Just before 11 p.m., a local TV channel’s teaser flashes: “Breaking news about one of Hollywood’s leading men.” Completion bonder Tekla Morgan, who has insured the Sean Penn/John Travolta starrer “The Thin Red Line,” takes a big gulp. “A crisis? Who? Was there a bad accident?”
“Anytime I hear those teasers, I get heart palpitations,” says Morgan, exec VP and chief operating officer of Los Angeles-based Cinema Completions Intl.
While the story was only that Brad Pitt had split with g.f. Gwyneth Paltrow, such suspenseful moments actually are good news for the completion bonders in this town. For the last few years, the business has gone south for several bonding companies, largely due to the fallout of the video market and the absorption of companies such as New Line into larger studios.
A completion bond is simply an insurance policy that a film’s production will be completed on time and on budget. If a pic runs over schedule or over budget, the completion bonder pays to finish the film or makes the decision to abandon production and repays the investors who financed the project. Most independent films need a bond to get off the ground.
“I feel better than I did a year and a half ago, but the business is cyclical,” observes Joan Stigliano, prexy of Intl. Film Guarantors, a Los Angeles-based completion bonding company. “We are seeing things heating up in Europe, particularly with new alternative financing,” Stigliano adds, referring to the United Kingdom’s lottery and other government subsidy programs.

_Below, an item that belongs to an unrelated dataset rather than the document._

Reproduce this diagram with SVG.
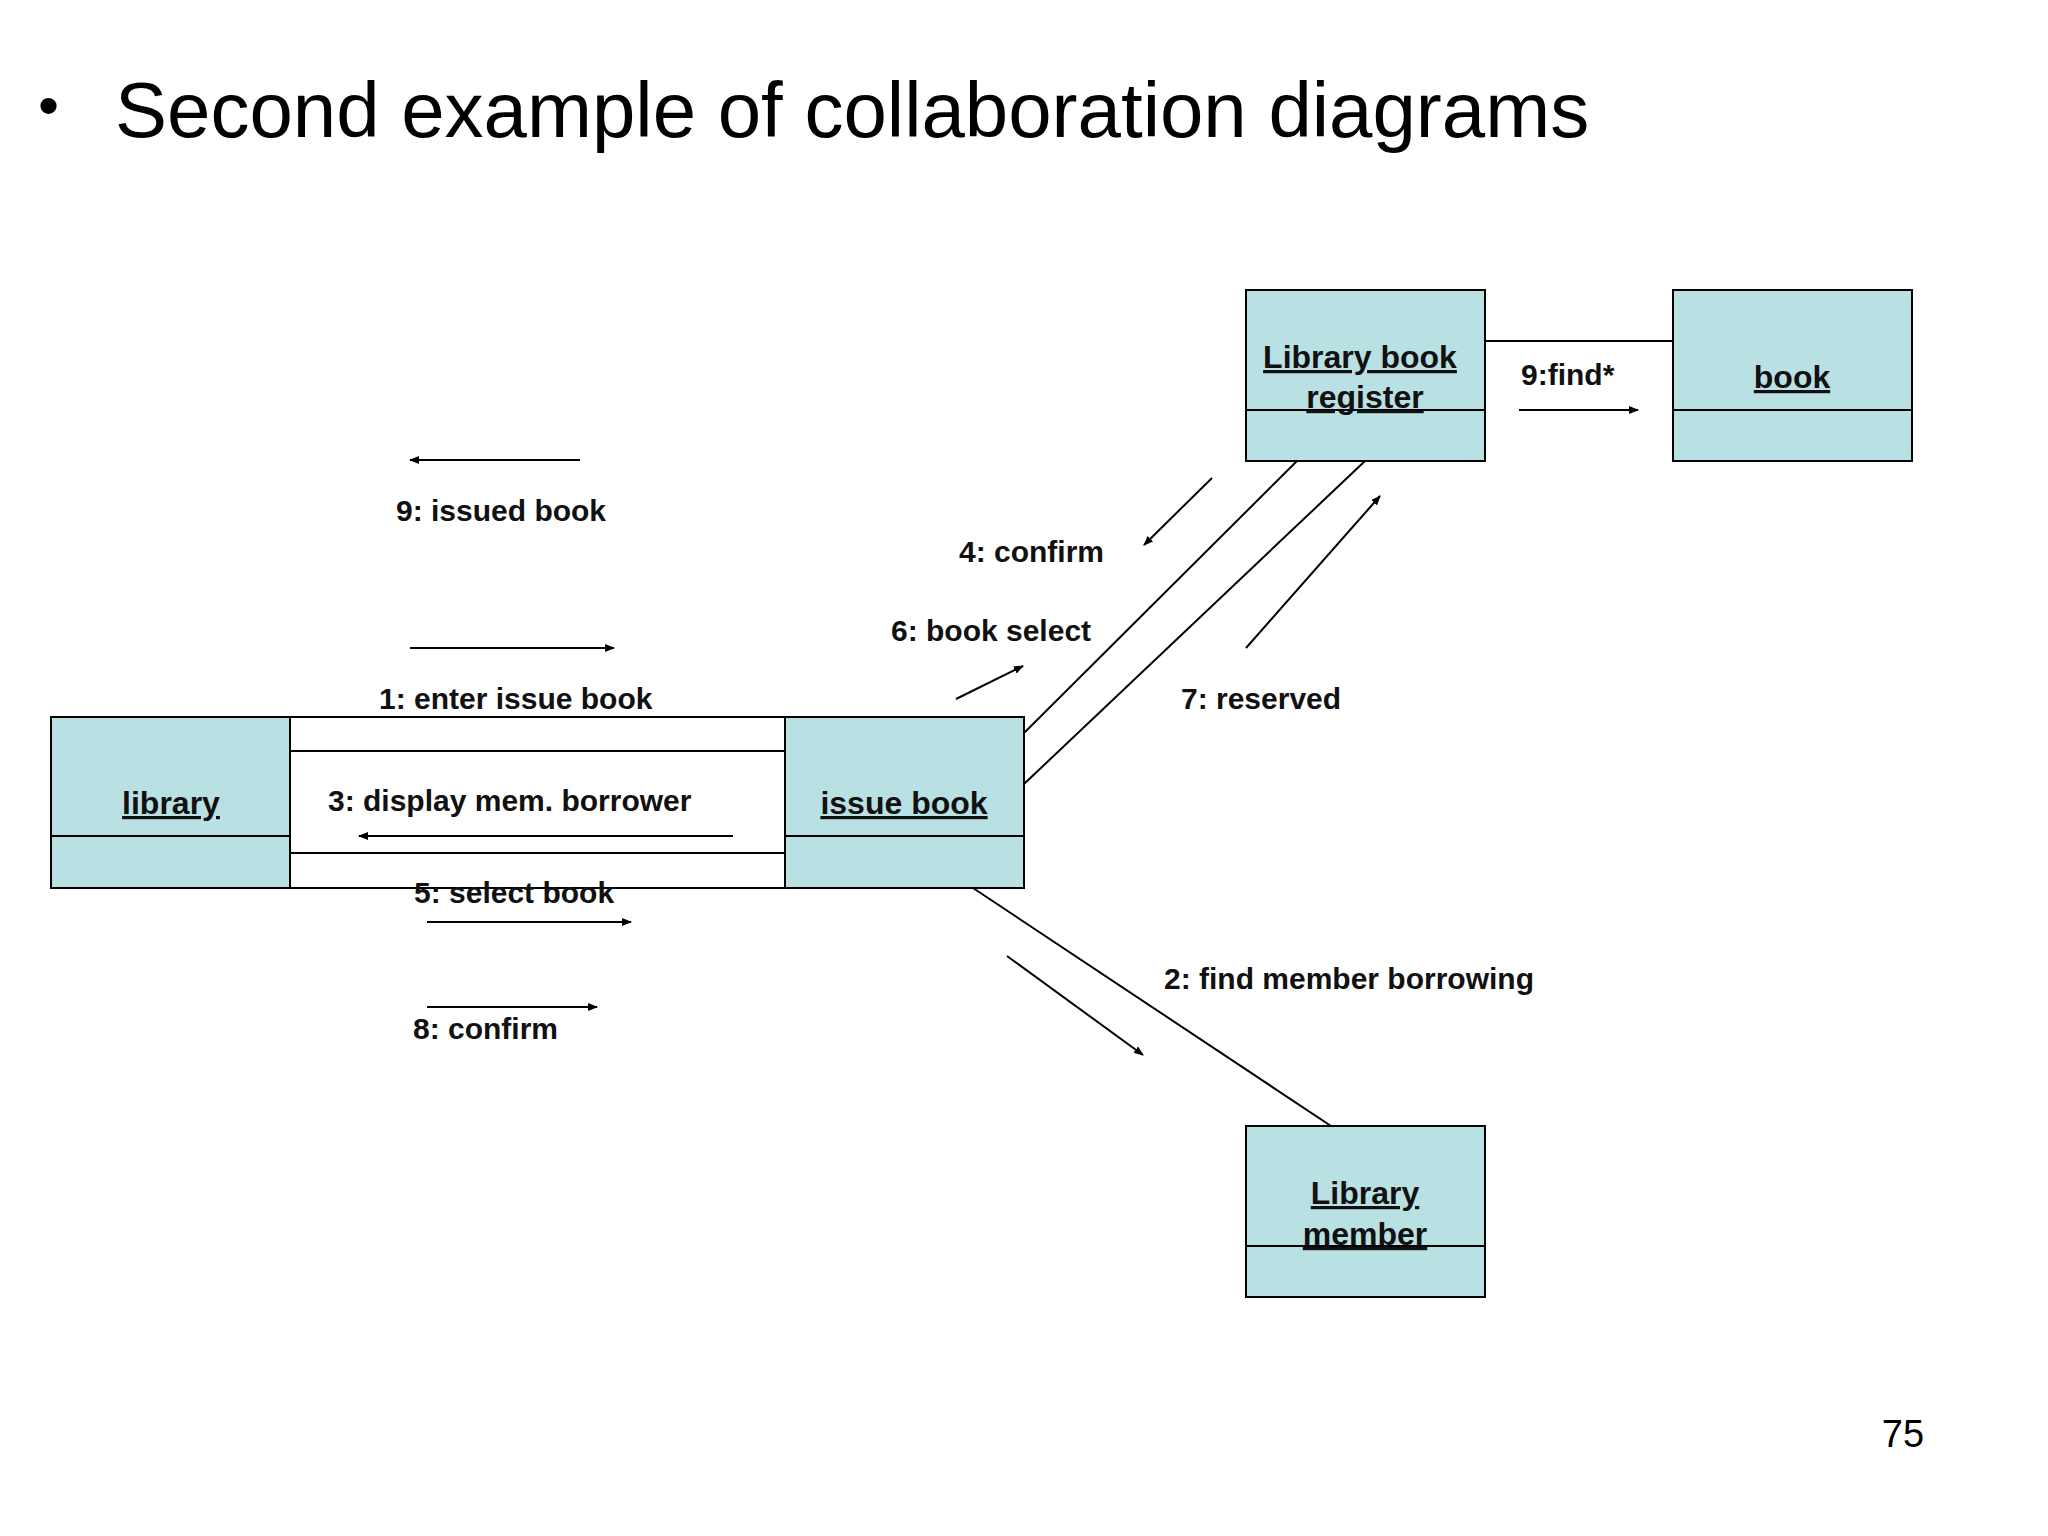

Bonders also are bullish about the rising tide of business from “off-balance-sheet” studio pics made by companies including Fox Searchlight, Miramax and October. The boost in studio joint ventures, in which one studio handles domestic release while another takes overseas duties on one film, also has added revenue. For example, IFG landed the bond on Paramount/Fox’s collaboration on “Braveheart” as well as Disney/Sony’s joint venture on “Air Force One.”
Business is up more than 15% for Film Finances Inc., which is the highest volume operator, bonding about 225 pics in the past year. The Los Angeles-based company’s average pic is budgeted between $5 million and $8 million. On the other hand, companies such as CCI and IFG will bond up to $75 million, and in the case of CCI’s “Air Force One,” that number went higher.
However, as always, there’s a catch.
“When money is easy to get, it often attracts the wrong people,” warns Steve Ransohoff, exec VP of Film Finances Inc. But by and large, “Filmmakers are responsible. They are very passionate and treat films like their children.”
On the bright side, “There’s a lot of money from different sources coming into the business,” says one bonder, referring to subsidies and multiple foreign investors. “A lot of that money is being spread among several productions, which spreads the risks and creates more opportunities.”
Lionel Ephraim, now West Coast prexy of Toronto-based Motion Picture Bond Co., says that in 18 years in the business, he has only been involved with two films “taken over” by the insurer. “There are a lot of stories about bonding companies tearing pages out of the script,” he says. “And that’s what they are — just stories.”
But that doesn’t mean bonders aren’t regularly needed to dig a filmmaker out of a jam.
“About 10% to 15% of the films we bond require financial assistance or require us to assert some administrative controls on certain aspects of the production plans,” Ransohoff says. “It’s not something we like to do, but it needs to be done.”
One recent pic bonded by the Motion Picture Bond Co. required scenes of summer vacation. “But it rained everyday,” Ephraim says. “We had to send in a risk manager to rearrange the schedule, and things came out just fine.”
Then there was the Film Finances-bonded director who could not get several days’ worth of film out of Russia. With an assist from the company’s database, execs found a troubleshooter to help dislodge the film from customs.
Paying high cost of f/x
CCI’s Morgan says the greater technology in pics has created a new kind of volatility. “If the director doesn’t like the look, it can cost tons of money,” Morgan explains. “While it’s safer not to have your leading man sliding down an ice-packed slope, CGI has its own risks.”
But Ransohoff sticks to conventional business sense when deciding whom to insure. Ransohoff says decisions on the 110 pics that Film Finance’s Los Angeles office has bonded in the last year most often were made by evaluating the filmmaker’s character from one or two brief meetings.
“Generally speaking, bad people make big problems and good people solve them,” Ransohoff says. “The key is get into business with good people.”